As humans we think of communication as talking, using our words, and teaching a dog to respond to certain cue words; sit, down, stay, etc. Dogs think more in the context of the environment, where am I right now, what is my person doing, what else is happening around me, and what behavior can I do right now in this moment to earn that tasty treat my person is holding? Listening to that verbal cue is the last thing on a dog's mind, and for many dogs the verbal cue is the last part of learning that they do with a specific behavior. Now that doesn't mean we have to stop using verbal cues as a way to communicate with our dogs. Instead that means we have to think of the bigger picture to help our dogs be more successful, especially early in their training of any new behavior.
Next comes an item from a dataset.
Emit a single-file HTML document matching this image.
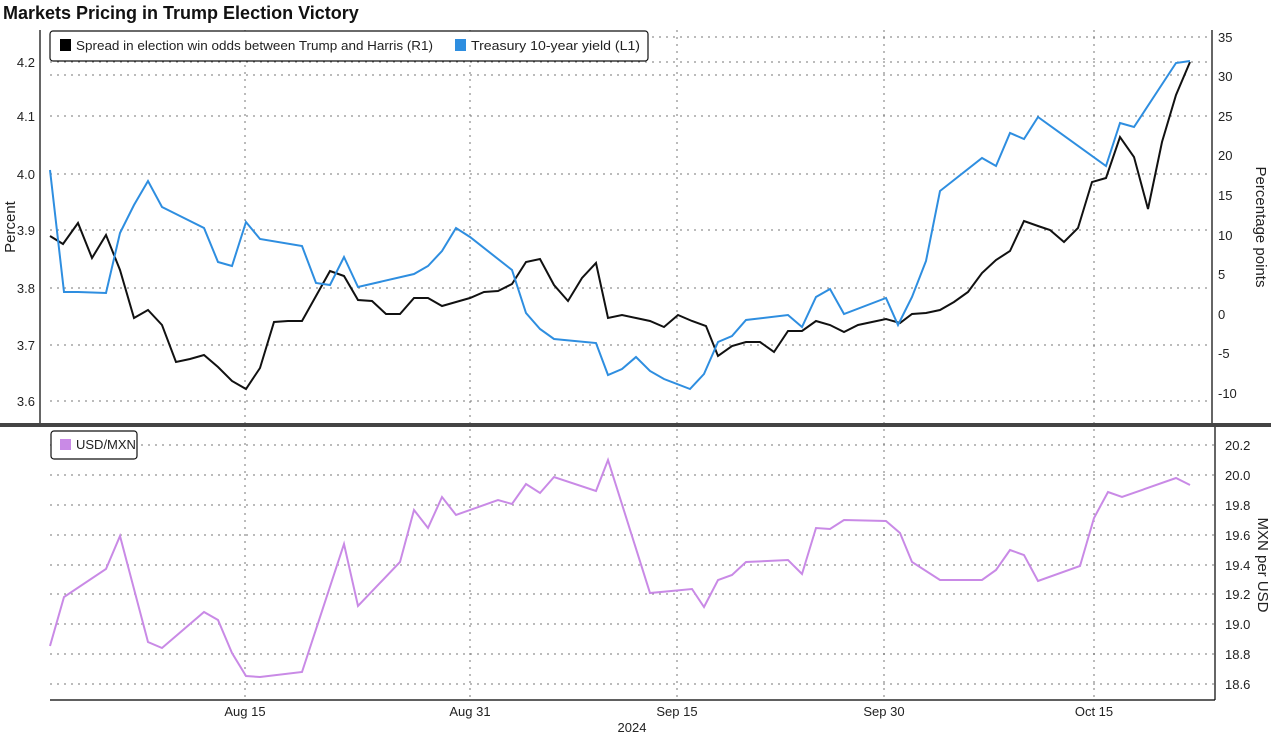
<!DOCTYPE html>
<html><head><meta charset="utf-8"><style>
body{margin:0;background:#fff;}
svg{display:block;font-family:"Liberation Sans",sans-serif;}
</style></head><body>
<svg width="1271" height="737" viewBox="0 0 1271 737" xmlns="http://www.w3.org/2000/svg">
<rect width="1271" height="737" fill="#fff"/>
<text x="3" y="19" font-size="18" font-weight="bold" fill="#111">Markets Pricing in Trump Election Victory</text>
<g stroke="#777" stroke-width="1" stroke-dasharray="2,5">
<line x1="50" x2="1212" y1="62" y2="62"/><line x1="50" x2="1212" y1="75" y2="75"/>
<line x1="50" x2="1212" y1="116" y2="116"/><line x1="50" x2="1212" y1="174" y2="174"/>
<line x1="50" x2="1212" y1="230" y2="230"/><line x1="50" x2="1212" y1="288" y2="288"/>
<line x1="50" x2="1212" y1="345" y2="345"/><line x1="50" x2="1212" y1="401" y2="401"/>
<line x1="50" x2="1212" y1="37" y2="37"/>
<line x1="245" x2="245" y1="30" y2="700"/><line x1="470" x2="470" y1="30" y2="700"/>
<line x1="677" x2="677" y1="30" y2="700"/><line x1="884" x2="884" y1="30" y2="700"/>
<line x1="1094" x2="1094" y1="30" y2="700"/>
<line x1="50" x2="1215" y1="445" y2="445"/><line x1="50" x2="1215" y1="475" y2="475"/>
<line x1="50" x2="1215" y1="505" y2="505"/><line x1="50" x2="1215" y1="535" y2="535"/>
<line x1="50" x2="1215" y1="565" y2="565"/><line x1="50" x2="1215" y1="594" y2="594"/>
<line x1="50" x2="1215" y1="624" y2="624"/><line x1="50" x2="1215" y1="654" y2="654"/>
<line x1="50" x2="1215" y1="684" y2="684"/>
</g>
<g stroke="#000" stroke-width="1.2" fill="none">
<line x1="40" x2="40" y1="30" y2="424"/>
<line x1="1212" x2="1212" y1="30" y2="424"/>
<line x1="1215" x2="1215" y1="427" y2="700"/>
<line x1="50" x2="1215" y1="700" y2="700"/>
</g>
<rect x="0" y="423" width="1271" height="4" fill="#444"/>
<g font-size="13" fill="#222">
<text x="35" y="67" text-anchor="end">4.2</text><text x="35" y="121" text-anchor="end">4.1</text>
<text x="35" y="179" text-anchor="end">4.0</text><text x="35" y="235" text-anchor="end">3.9</text>
<text x="35" y="293" text-anchor="end">3.8</text><text x="35" y="350" text-anchor="end">3.7</text>
<text x="35" y="406" text-anchor="end">3.6</text>
<text x="1218" y="42">35</text><text x="1218" y="81">30</text><text x="1218" y="121">25</text>
<text x="1218" y="160">20</text><text x="1218" y="200">15</text><text x="1218" y="240">10</text>
<text x="1218" y="279">5</text><text x="1218" y="319">0</text><text x="1218" y="358">-5</text>
<text x="1218" y="398">-10</text>
<text x="1225" y="450">20.2</text><text x="1225" y="480">20.0</text><text x="1225" y="510">19.8</text>
<text x="1225" y="540">19.6</text><text x="1225" y="570">19.4</text><text x="1225" y="599">19.2</text>
<text x="1225" y="629">19.0</text><text x="1225" y="659">18.8</text><text x="1225" y="689">18.6</text>
<text x="245" y="716" text-anchor="middle">Aug 15</text><text x="470" y="716" text-anchor="middle">Aug 31</text>
<text x="677" y="716" text-anchor="middle">Sep 15</text><text x="884" y="716" text-anchor="middle">Sep 30</text>
<text x="1094" y="716" text-anchor="middle">Oct 15</text>
<text x="632" y="732" text-anchor="middle">2024</text>
</g>
<text transform="translate(15,227) rotate(-90)" font-size="15" fill="#222" text-anchor="middle">Percent</text>
<text transform="translate(1256,227) rotate(90)" font-size="15" fill="#222" text-anchor="middle">Percentage points</text>
<text transform="translate(1258,565) rotate(90)" font-size="15" fill="#222" text-anchor="middle">MXN per USD</text>
<polyline fill="none" stroke="#111" stroke-width="2" points="50,236 63,244 78,223 92,258 106,235 120,270 134,318 148,310 162,325 176,362 190,359 204,355 218,367 232,381 246,389 260,368 274,322 288,321 302,321 316,296 330,271 344,276 358,300 372,301 386,314 400,314 414,298 428,298 442,306 456,302 470,298 484,292 498,291 512,284 526,262 540,259 554,285 568,301 582,278 596,263 608,318 622,315 636,318 650,321 664,327 678,315 692,321 706,326 718,356 732,346 746,342 760,342 774,352 788,331 802,331 816,321 830,325 844,332 858,325 872,322 886,319 900,323 912,314 926,313 940,310 954,302 968,292 982,273 996,260 1010,251 1024,221 1038,226 1050,230 1064,242 1078,228 1092,182 1106,178 1120,137 1134,157 1148,209 1162,142 1176,95 1190,62"/>
<polyline fill="none" stroke="#2e8ee0" stroke-width="2" points="50,170 64,292 78,292 106,293 120,233 134,205 148,181 162,207 176,214 204,228 218,262 232,266 246,222 260,239 302,246 316,283 330,285 344,257 358,287 414,274 428,266 442,251 456,228 470,237 512,270 526,313 540,329 554,339 596,343 608,375 622,369 636,357 650,371 664,379 690,389 704,374 718,342 732,336 746,320 788,315 802,327 816,297 830,289 844,314 886,298 898,325 912,297 926,261 940,191 982,158 996,166 1010,133 1024,139 1038,117 1106,166 1120,123 1134,127 1176,63 1190,61"/>
<polyline fill="none" stroke="#c98ae6" stroke-width="2" points="50,646 64,597 106,569 120,536 148,642 162,648 204,612 218,620 232,653 246,676 260,677 302,672 344,544 358,606 400,562 414,510 428,528 442,497 456,515 498,500 512,504 526,484 540,493 554,477 596,491 608,460 650,593 692,589 704,607 718,580 732,575 746,562 788,560 802,574 816,528 830,529 844,520 886,521 900,533 912,562 940,580 982,580 996,570 1010,550 1024,555 1038,581 1080,566 1094,518 1108,492 1122,497 1176,478 1190,485"/>
<rect x="50" y="31" width="598" height="30" rx="3" fill="#fff" stroke="#111" stroke-width="1.2"/>
<rect x="60" y="39" width="11" height="12" fill="#000"/>
<text x="76" y="50" font-size="13" fill="#222" textLength="357" lengthAdjust="spacingAndGlyphs">Spread in election win odds between Trump and Harris (R1)</text>
<rect x="455" y="39" width="11" height="12" fill="#2e8ee0"/>
<text x="471" y="50" font-size="13" fill="#222" textLength="169" lengthAdjust="spacingAndGlyphs">Treasury 10-year yield (L1)</text>
<rect x="51" y="431" width="86" height="28" rx="3" fill="#fff" stroke="#111" stroke-width="1.2"/>
<rect x="60" y="439" width="11" height="11" fill="#c98ae6"/>
<text x="76" y="449" font-size="13" fill="#222">USD/MXN</text>
</svg>
</body></html>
First that means that we need to pay attention to emotional and physical language we are presenting to our dog when we are training something new. Hand signals are very common these days and most of us give visual signals whether we realize it or not. I've got some cool games if you ever want to try to see if your dog is responding to your verbal or visual cues! Distractions also play a role in how easily our dogs respond to our cues in other environments. I'll be doing a more detailed blog on how to add in distractions slowly to increase your chances of success in your training session. But one of the most commonly overlooked reasons that our dogs struggle to succeed is caused by environmental changes that are often out of our control. Since we can't walk around inside a tent to block all the distractions in our environments, we can work to generalize our cues in multiple environments in a way that helps our dogs be successful.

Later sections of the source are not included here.